Saints, sinners and spells

Dave Woodhall on superstition, chance and Aston Villa.


Sometimes you wonder whether you should just give up. Villa, complete with a patched up defence, travelled to Southampton with many expecting a routine heavy defeat, and came away with a creditable draw. It wasn’t the best of performances and in truth the home side should have had the game wrapped up in the first twenty minutes. But in our position beggars can’t be choosers and to get a point against a club who are being held up as ideal role models in the modern game is never to be sniffed at. Under normal circumstances it would be regarded as a good afternoon’s work.

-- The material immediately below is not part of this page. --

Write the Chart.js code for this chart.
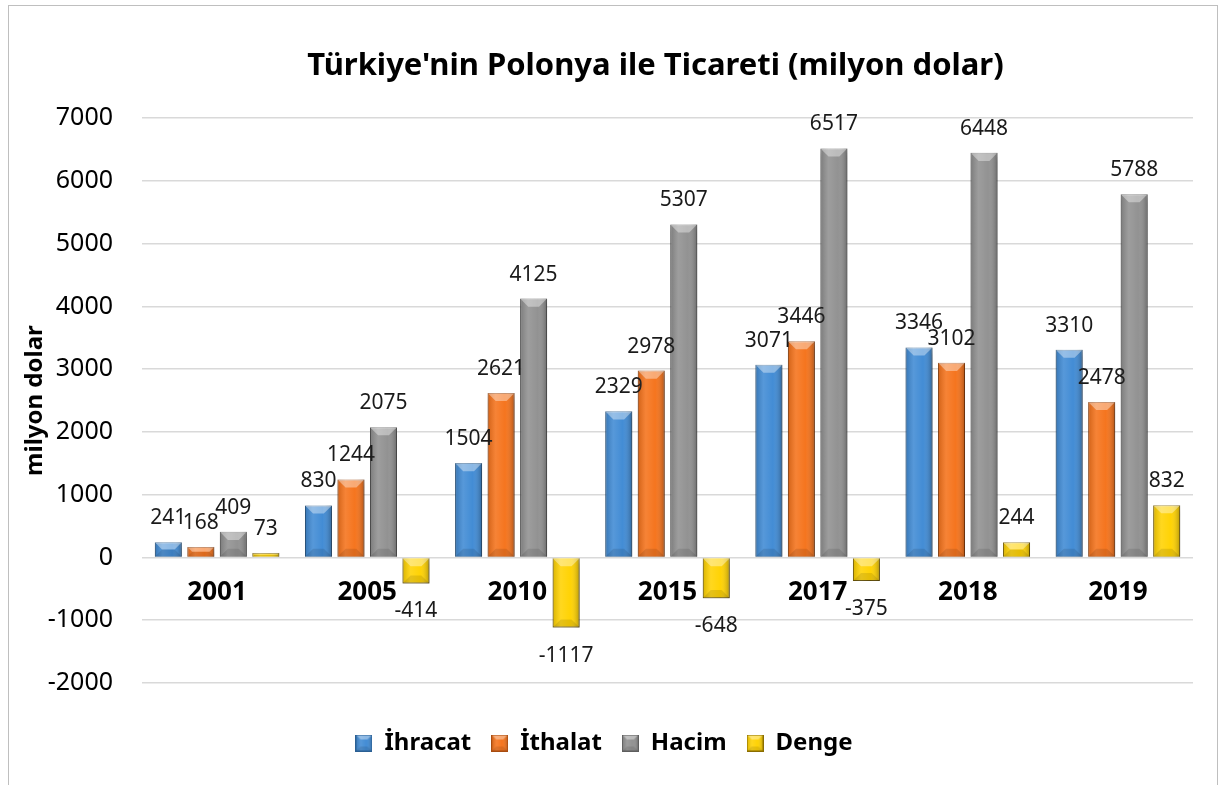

Then we watched Bournemouth get three points at Stamford Bridge, followed on Sunday afternoon by Newcastle, Villa’s closest rivals in the relegation battle and our only close competitors in the current decade’s Worst-Run Club in the Premier League competition, pulling off the unlikeliest of wins aganst Liverpool. One shot on target, two goals, three points. When was the last time we got a result like that?

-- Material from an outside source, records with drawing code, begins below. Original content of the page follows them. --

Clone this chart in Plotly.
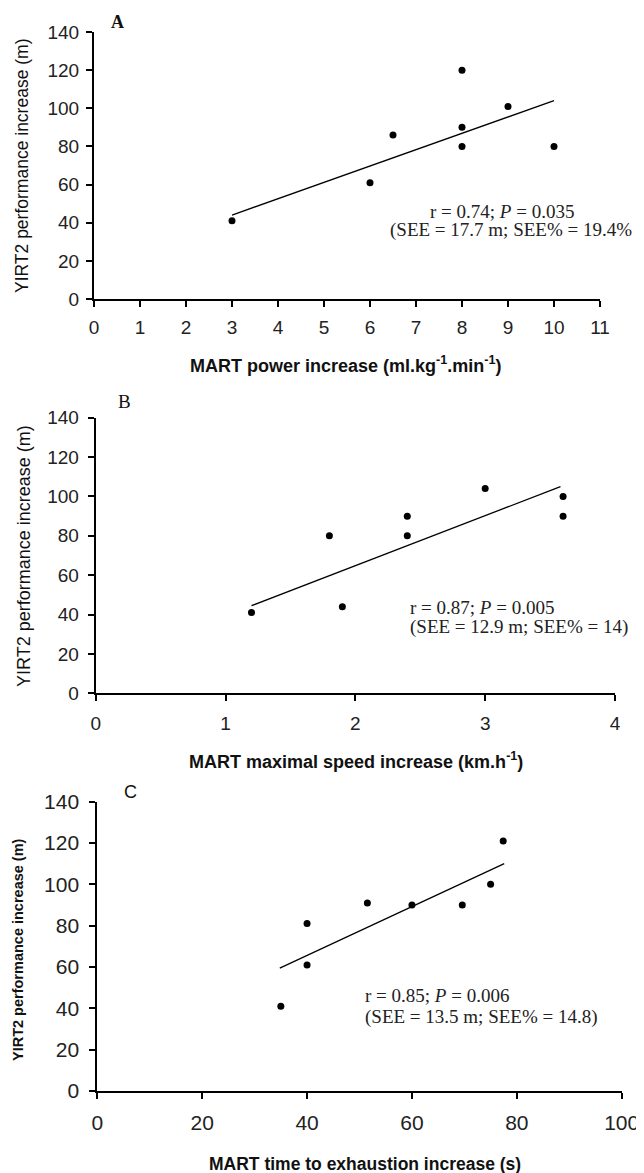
import plotly.graph_objects as go

# The page body has an 8px default margin, so the figure is drawn 8px in
# from the top-left; sizes and positions below compensate for it.
PAGE_W, PAGE_H = 644, 1173
OFF = 8
W, H = PAGE_W - OFF, PAGE_H - OFF

# ---------------- data ----------------
a_x = [3, 6, 6.5, 8, 8, 8, 9, 10]
a_y = [41, 61, 86, 80, 90, 120, 101, 80]
a_trend_x = [3, 10]
a_trend_y = [44, 104]

b_x = [1.2, 1.8, 1.9, 2.4, 2.4, 3.0, 3.6, 3.6]
b_y = [41, 80, 44, 90, 80, 104, 100, 90]
b_trend_x = [1.2, 3.58]
b_trend_y = [44.5, 105]

c_x = [35, 40, 40, 51.5, 60, 69.6, 75, 77.4]
c_y = [41, 81, 61, 91, 90, 90, 100, 121]
c_trend_x = [34.8, 77.6]
c_trend_y = [59.5, 110]

y_ticks = [0, 20, 40, 60, 80, 100, 120, 140]
a_xticks = list(range(0, 12))
b_xticks = [0, 1, 2, 3, 4]
c_xticks = [0, 20, 40, 60, 80, 100]

y_title = "YIRT2 performance increase (m)"
a_xtitle = "MART power increase (ml.kg<sup>-1</sup>.min<sup>-1</sup>)"
b_xtitle = "MART maximal speed increase (km.h<sup>-1</sup>)"
c_xtitle = "MART time to exhaustion increase (s)"

a_stats = ["r = 0.74; <i>P</i> = 0.035", "(SEE = 17.7 m; SEE% = 19.4%"]
b_stats = ["r = 0.87; <i>P</i> = 0.005", "(SEE = 12.9 m; SEE% = 14)"]
c_stats = ["r = 0.85; <i>P</i> = 0.006", "(SEE = 13.5 m; SEE% = 14.8)"]


def px(x):
    return (x - OFF) / W


def py(y):
    return 1 - (y - OFF) / H


fig = go.Figure()

panels = [
    dict(n="", x=a_x, y=a_y, tx=a_trend_x, ty=a_trend_y, xr=[0, 11], xt=a_xticks,
         xd=[px(94), px(600)], yd=[py(299), py(32)], tick=19, ys=3, xs=4),
    dict(n="2", x=b_x, y=b_y, tx=b_trend_x, ty=b_trend_y, xr=[0, 4], xt=b_xticks,
         xd=[px(95.7), px(615)], yd=[py(693.3), py(417.7)], tick=19, ys=5, xs=6),
    dict(n="3", x=c_x, y=c_y, tx=c_trend_x, ty=c_trend_y, xr=[0, 100], xt=c_xticks,
         xd=[px(97.3), px(621.7)], yd=[py(1091), py(801.7)], tick=21, ys=6, xs=6),
]

for p in panels:
    xa = "x" + p["n"]
    ya = "y" + p["n"]
    fig.add_trace(go.Scatter(x=p["tx"], y=p["ty"], mode="lines", xaxis=xa, yaxis=ya,
                             line=dict(color="black", width=1.3), showlegend=False,
                             hoverinfo="skip"))
    fig.add_trace(go.Scatter(x=p["x"], y=p["y"], mode="markers", xaxis=xa, yaxis=ya,
                             marker=dict(color="black", size=7, symbol="circle"),
                             showlegend=False))
    axis_common = dict(showgrid=False, zeroline=False, showline=True, linecolor="black",
                       linewidth=2, ticks="outside", ticklen=6, tickwidth=2,
                       tickcolor="black", automargin=False,
                       tickfont=dict(family="Liberation Sans, Arial", size=p["tick"],
                                     color="#222"))
    fig.update_layout(**{
        "xaxis" + p["n"]: dict(domain=p["xd"], range=p["xr"], tickvals=p["xt"],
                               anchor=ya, ticklabelstandoff=p["xs"], **axis_common),
        "yaxis" + p["n"]: dict(domain=p["yd"], range=[0, 140], tickvals=y_ticks,
                               anchor=xa, ticklabelstandoff=p["ys"], **axis_common),
    })

annotations = []
ink = "#111"

# panel letters
annotations += [
    dict(x=px(117), y=py(22), text="<b>A</b>", font=dict(family="Liberation Serif", size=18, color=ink)),
    dict(x=px(125), y=py(401), text="B", font=dict(family="Liberation Serif", size=19, color=ink)),
    dict(x=px(130), y=py(792), text="C", font=dict(family="Liberation Sans", size=18, color=ink)),
]

# y axis titles
annotations += [
    dict(x=px(22), y=py(166), text=y_title, textangle=-90,
         font=dict(family="Liberation Sans", size=17.5, color=ink)),
    dict(x=px(24), y=py(556), text=y_title, textangle=-90,
         font=dict(family="Liberation Sans", size=18, color=ink)),
    dict(x=px(18), y=py(950), text="<b>" + y_title + "</b>", textangle=-90,
         font=dict(family="Liberation Sans", size=14.5, color=ink)),
]

# x axis titles
annotations += [
    dict(x=px(345), y=py(364), text="<b>" + a_xtitle + "</b>",
         font=dict(family="Liberation Sans", size=18, color=ink)),
    dict(x=px(356), y=py(760), text="<b>" + b_xtitle + "</b>",
         font=dict(family="Liberation Sans", size=18, color=ink)),
    dict(x=px(365), y=py(1164), text="<b>" + c_xtitle + "</b>",
         font=dict(family="Liberation Sans", size=17.5, color=ink)),
]

# stats text
serif = dict(family="Liberation Serif, Times New Roman", size=19, color="#222")
annotations += [
    dict(x=px(502), y=py(211), text=a_stats[0], font=serif),
    dict(x=px(511), y=py(230), text=a_stats[1], font=serif),
    dict(x=px(408), y=py(607), text=b_stats[0], font=serif, xanchor="left"),
    dict(x=px(408), y=py(627), text=b_stats[1], font=serif, xanchor="left"),
    dict(x=px(363), y=py(996), text=c_stats[0], font=serif, xanchor="left"),
    dict(x=px(363), y=py(1017), text=c_stats[1], font=serif, xanchor="left"),
]

for a in annotations:
    a.setdefault("xref", "paper")
    a.setdefault("yref", "paper")
    a.setdefault("showarrow", False)
    a.setdefault("xanchor", "center")
    a.setdefault("yanchor", "middle")

fig.update_layout(width=W, height=H, margin=dict(l=0, r=0, t=0, b=0, autoexpand=False),
                  paper_bgcolor="white", plot_bgcolor="white",
                  font=dict(color=ink),
                  annotations=annotations, showlegend=False)

fig.write_html("out.html")
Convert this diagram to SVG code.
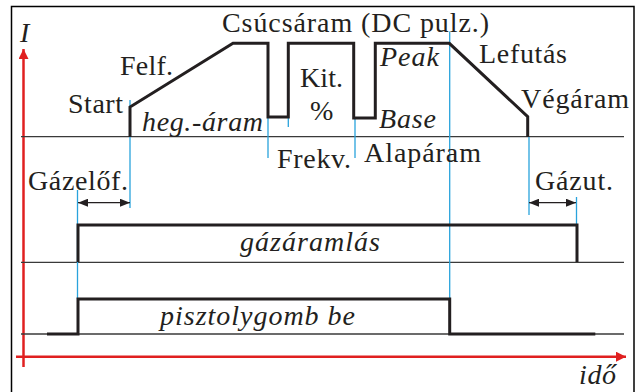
<svg xmlns="http://www.w3.org/2000/svg" width="637" height="392" viewBox="0 0 637 392">
<style>
.t{font-family:'Liberation Serif','DejaVu Serif','Noto Serif','Times New Roman',serif;font-size:28px;fill:#231f20}
.i{font-style:italic}
.w{fill:none;stroke:#231f20;stroke-width:3;stroke-linejoin:miter}
.b{fill:none;stroke:#3a3a3a;stroke-width:1.3}
.bl{fill:none;stroke:#29a3dc;stroke-width:1.3}
.ax{fill:none;stroke:#e02020;stroke-width:2.5}
.da{fill:none;stroke:#231f20;stroke-width:1.3}
</style>
<defs>
<marker id="ah" viewBox="0 0 10 8" refX="10" refY="4" markerWidth="10" markerHeight="8" markerUnits="userSpaceOnUse" orient="auto-start-reverse">
<path d="M0,0 L10,4 L0,8 Z" fill="#231f20"/>
</marker>
<marker id="ra" viewBox="0 0 10 10" refX="10" refY="5" markerWidth="10" markerHeight="10" markerUnits="userSpaceOnUse" orient="auto">
<path d="M0,0 L10,5 L0,10 Z" fill="#e02020"/>
</marker>
</defs>
<rect x="11.5" y="6.5" width="622.5" height="392" fill="#fff" stroke="#000" stroke-width="1.5"/>
<g id="axes">
<line class="ax" x1="23.5" y1="367" x2="23.5" y2="49" marker-end="url(#ra)"/>
<line class="ax" x1="16" y1="356.7" x2="626" y2="356.7" marker-end="url(#ra)"/>
</g>
<g id="baselines">
<line class="b" x1="21" y1="136.7" x2="624" y2="136.7"/>
<line class="b" x1="21" y1="262.3" x2="624" y2="262.3"/>
<line class="b" x1="21" y1="334" x2="624" y2="334"/>
</g>
<g id="connectors">
<line class="bl" x1="130" y1="100" x2="130" y2="208"/>
<line class="bl" x1="268" y1="117" x2="268" y2="158"/>
<line class="bl" x1="288.3" y1="117" x2="288.3" y2="127"/>
<line class="bl" x1="355" y1="118" x2="355" y2="158"/>
<line class="bl" x1="449.7" y1="31.5" x2="449.7" y2="298.5"/>
<line class="bl" x1="529" y1="137" x2="529" y2="215"/>
<line class="bl" x1="77.5" y1="190" x2="77.5" y2="299"/>
<line class="bl" x1="576.5" y1="197" x2="576.5" y2="225"/>
<line class="da" x1="78" y1="202.7" x2="130" y2="202.7" marker-start="url(#ah)" marker-end="url(#ah)"/>
<line class="da" x1="529" y1="202.7" x2="576" y2="202.7" marker-start="url(#ah)" marker-end="url(#ah)"/>
</g>
<g id="current">
<polyline class="w" points="130,137 130,107 233,43.3 268,43.3 268,117 288.3,117 288.3,43.3 353.7,43.3 353.7,118 375.3,118 375.3,43.3 449.3,43.3 527.7,116.7 527.7,137"/>
</g>
<g id="gas">
<polyline class="w" points="78,262 78,225 577,225 577,262"/>
</g>
<g id="trigger">
<polyline class="w" points="47,334 78,334 78,299 449.7,299 449.7,334 595.3,334"/>
</g>
<g id="labels">
<text class="t i" x="20" y="42" textLength="10">I</text>
<text class="t" x="222" y="32" textLength="267">Csúcsáram (DC pulz.)</text>
<text class="t" x="120" y="75" textLength="53">Felf.</text>
<text class="t" x="68" y="113" textLength="55">Start</text>
<text class="t i" x="142" y="131" textLength="121">heg.-áram</text>
<text class="t" x="300" y="87" textLength="43">Kit.</text>
<text class="t" x="310" y="120" textLength="25">%</text>
<text class="t i" x="380" y="66" textLength="59">Peak</text>
<text class="t i" x="379" y="128" textLength="57">Base</text>
<text class="t" x="479" y="63" textLength="88">Lefutás</text>
<text class="t" x="521" y="108" textLength="108">Végáram</text>
<text class="t" x="277" y="168" textLength="74">Frekv.</text>
<text class="t" x="364" y="162" textLength="117">Alapáram</text>
<text class="t" x="28" y="190" textLength="100">Gázelőf.</text>
<text class="t" x="535" y="190" textLength="78">Gázut.</text>
<text class="t i" x="240" y="251" textLength="140">gázáramlás</text>
<text class="t i" x="160" y="325" textLength="195">pisztolygomb be</text>
<text class="t i" x="579" y="384" textLength="37">idő</text>
</g>
</svg>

In fact, when was the last time we scored the sort of fluke/deflected/jammy goal we seem to have made a habit of conceding? I’m not saying that Villa deserve to be anywhere other than where they are in the league, but you do wonder what might have happened if the ball had bounced differently a couple of times early in the season. Add that to the annual injury crisis, and you’re left with the feeling that Blues might not be the only club in the city that have been cursed.

As the greatest living Villa man said after winning the Manager of the Year award for the first time, “It’s a sobering thought to think that the dividing line between success and failure is so very thin.” Confidence is much the same – you win a match and suddenly things start to go right. Keep losing, and the expectation becomes a self-fulfiling prophecy.

All of which is a long-winded way of saying that Villa have still got a slim chance of avoiding relegation. If they can somehow get a win next weekend, even if a solitary goal goes in off the backside of a stray dog with six players offside and the rest holding down the opposition defence on the blind side of the referee, it would improve morale ahead of what might be be the most important run of fixtures the club has faced since Ron Saunders won his second Manager of the Year award.

And the team turning up next at Villa Park? Arsenal, aiming to cash in on what seems the intent of every other club at the top of the table to give away daft points and who were last seen losing here in 1998. If you believe in omens, that was on Decemeber 13th as well. If you don’t, I suppose there’s always blind faith.